Volkswirte hatten mit einer Zinspause gerechnet. Zwar ist die Inflation in der 20-Länder-Gemeinschaft im Juni auf 2,5 Prozent gesunken. Sie liegt damit nicht mehr weit entfernt von der EZB-Zielmarke. Aber die Teuerung im Dienstleistungssektor, erweist sich als sehr hartnäckig. Im Juni lag sie wie schon im Mai bei 4,1 Prozent. EZB-Präsidentin Lagarde hatte zu Monatsbeginn gesagt, es werde einige Zeit dauern, bis die EZB genug Daten gesammelt habe, um sicher zu sein, dass die Gefahr einer zu hohen Inflation gebannt sei.

Zudem war das Lohnwachstum, einer der wichtigsten Inflationstreiber im Euroraum, zuletzt immer noch kräftig.
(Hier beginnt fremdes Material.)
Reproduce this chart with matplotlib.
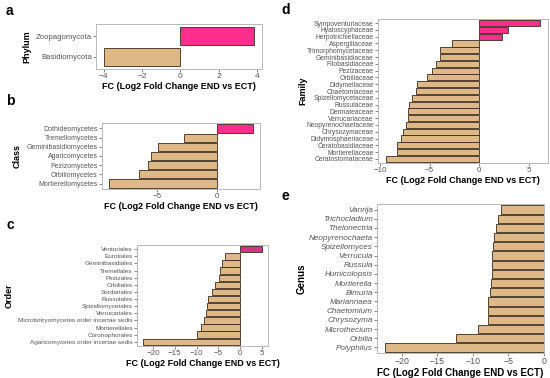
import matplotlib
matplotlib.use("Agg")
import matplotlib.pyplot as plt
import matplotlib.transforms as mtransforms

plt.rcParams['font.family'] = ['Liberation Sans', 'DejaVu Sans']

TAN = '#DEB887'
PINK = '#FF2D8C'
EDGE = '#3B2B1B'
GREY = '#555555'
XLAB = 'FC (Log2 Fold Change END vs ECT)'

# data, listed top to bottom as in the figure
phylum = ['Zoopagomycota', 'Basidiomycota']
phylum_fc = [3.85, -4.0]

classes = ['Dothideomycetes', 'Tremellomycetes', 'Geminibasidiomycetes', 'Agaricomycetes',
           'Pezizomycetes', 'Orbiliomycetes', 'Mortierellomycetes']
class_fc = [3.03, -2.8, -4.97, -5.5, -5.78, -6.56, -9.06]

orders = ['Venturiales', 'Eurotiales', 'Geminibasidiales', 'Tremellales', 'Pezizales',
          'Orbiliales', 'Sordariales', 'Russulales', 'Spizellomycetales', 'Verrucariales',
          'Microbotryomycetes order incertae sedis', 'Mortierellales', 'Coronophorales',
          'Agaricomycetes order incertae sedis']
order_fc = [5.0, -3.4, -4.2, -4.7, -4.95, -5.86, -6.47, -7.45, -7.6, -7.8, -8.3, -8.98, -9.9, -22.3]

families = ['Sympoventuriaceae', 'Hyaloscyphaceae', 'Herpotrichiellaceae', 'Aspergillaceae',
            'Trimorphomycetaceae', 'Geminibasidiaceae', 'Filobasidiaceae', 'Pezizaceae',
            'Orbiliaceae', 'Didymellaceae', 'Chaetomiaceae', 'Spizellomycetaceae', 'Russulaceae',
            'Dermateaceae', 'Verrucariaceae', 'Neopyrenochaetaceae', 'Chrysozymaceae',
            'Didymosphaeriaceae', 'Ceratobasidiaceae', 'Mortierellaceae', 'Ceratostomataceae']
family_fc = [6.12, 2.9, 2.28, -2.79, -3.94, -4.0, -4.35, -4.76, -5.27, -6.29, -6.39, -6.8,
             -7.07, -7.14, -7.2, -7.38, -7.65, -7.89, -8.25, -8.3, -9.42]

genera = ['Vanrija', 'Trichocladium', 'Thelonectria', 'Neopyrenochaeta', 'Spizellomyces',
          'Verrucula', 'Russula', 'Humicolopsis', 'Mortierella', 'Bimuria', 'Mariannaea',
          'Chaetomium', 'Chrysozyma', 'Microthecium', 'Orbilia', 'Polyphilus']
genus_fc = [-6.03, -6.5, -6.76, -7.1, -7.15, -7.26, -7.3, -7.35, -7.5, -7.55, -7.85, -7.9,
            -7.92, -9.3, -12.4, -22.4]

fig = plt.figure(figsize=(5.5, 3.78), dpi=100)
W, H = 550, 378


def panel(box, names, vals, ylabel, letter, letter_xy, ylab_x, fs, xticks,
          italic=False, pos_color=PINK, lab_fs=6.5):
    l, t, r, b = box
    ax = fig.add_axes([l / W, 1 - b / H, (r - l) / W, (b - t) / H])
    n = len(names)
    ypos = list(range(n))[::-1]
    colors = [pos_color if v > 0 else TAN for v in vals]
    ax.barh(ypos, vals, height=0.9, color=colors, edgecolor=EDGE, linewidth=0.6)
    ax.set_ylim(-0.6, n - 0.4)
    ax.margins(x=0.05)
    ax.set_yticks(ypos)
    ax.set_yticklabels(names, fontsize=fs, color=GREY,
                       fontstyle='italic' if italic else 'normal')
    ax.set_xticks(xticks)
    ax.set_xticklabels([('\u2212' + str(abs(x))) if x < 0 else str(x) for x in xticks],
                       fontsize=max(fs, 5.4) + 0.4, color=GREY)
    ax.tick_params(length=2, width=0.5, color=GREY, pad=1)
    for s in ax.spines.values():
        s.set_color('#B8B8B8')
        s.set_linewidth(0.7)
    ax.set_xlabel(XLAB, fontsize=lab_fs, fontweight='bold', labelpad=1)
    ax.set_ylabel(ylabel, fontsize=lab_fs, fontweight='bold')
    tr = mtransforms.blended_transform_factory(fig.transFigure, ax.transAxes)
    ax.yaxis.set_label_coords(ylab_x / W, 0.5, transform=tr)
    fig.text(letter_xy[0] / W, 1 - letter_xy[1] / H, letter, fontsize=10,
             fontweight='bold', ha='left', va='center')
    return ax


panel((96, 24, 262, 69), phylum, phylum_fc, 'Phylum', 'a', (6, 11), 31, 5.6,
      [-4, -2, 0, 2, 4])
panel((102, 123, 260, 189), classes, class_fc, 'Class', 'b', (6, 101), 22, 5.0,
      [-5, 0])
panel((137, 245, 268, 346), orders, order_fc, 'Order', 'c', (6, 225), 14, 4.6,
      [-20, -15, -10, -5, 0, 5], pos_color='#D2348A')
panel((378, 19, 548, 163), families, family_fc, 'Family', 'd', (281, 10), 307, 4.9,
      [-10, -5, 0, 5])
panel((377, 204, 544, 353), genera, genus_fc, 'Genus', 'e', (281, 196), 307, 5.9,
      [-20, -15, -10, -5, 0], italic=True, lab_fs=7)

fig.savefig('out.png', dpi=100)
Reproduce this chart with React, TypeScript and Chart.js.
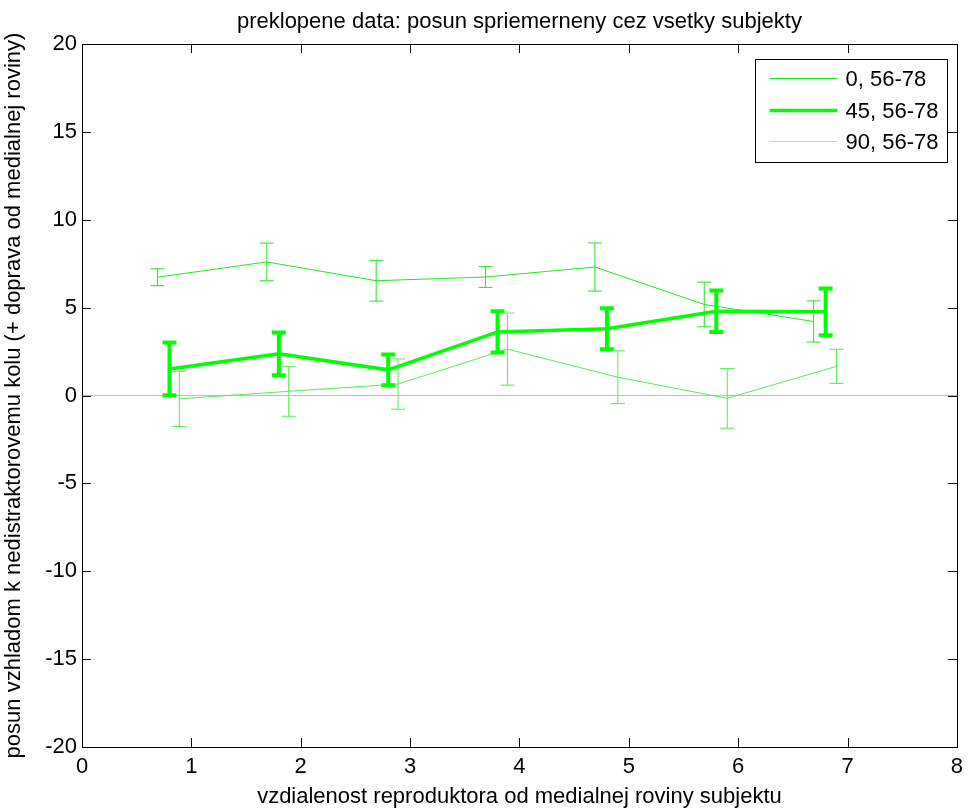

Noch im ersten Quartal waren die Tariflöhne in der Eurozone um 4,7 Prozent gestiegen. Jüngste Unternehmensnachrichten weisen laut EZB-Chefvolkswirt Philip Lane aber inzwischen auf eine Abschwächung des Lohnwachstums hin. Laut einer Umfrage der Nachrichtenagentur Reuters aus der vorigen Woche rechnen Volkswirte damit, dass die EZB die Zinsen heuer noch zweimal senken wird. Die Ökonomen erwarten auf den Zinssitzungen im September und im Dezember Schritte nach unten um jeweils einen Viertelprozentpunkt.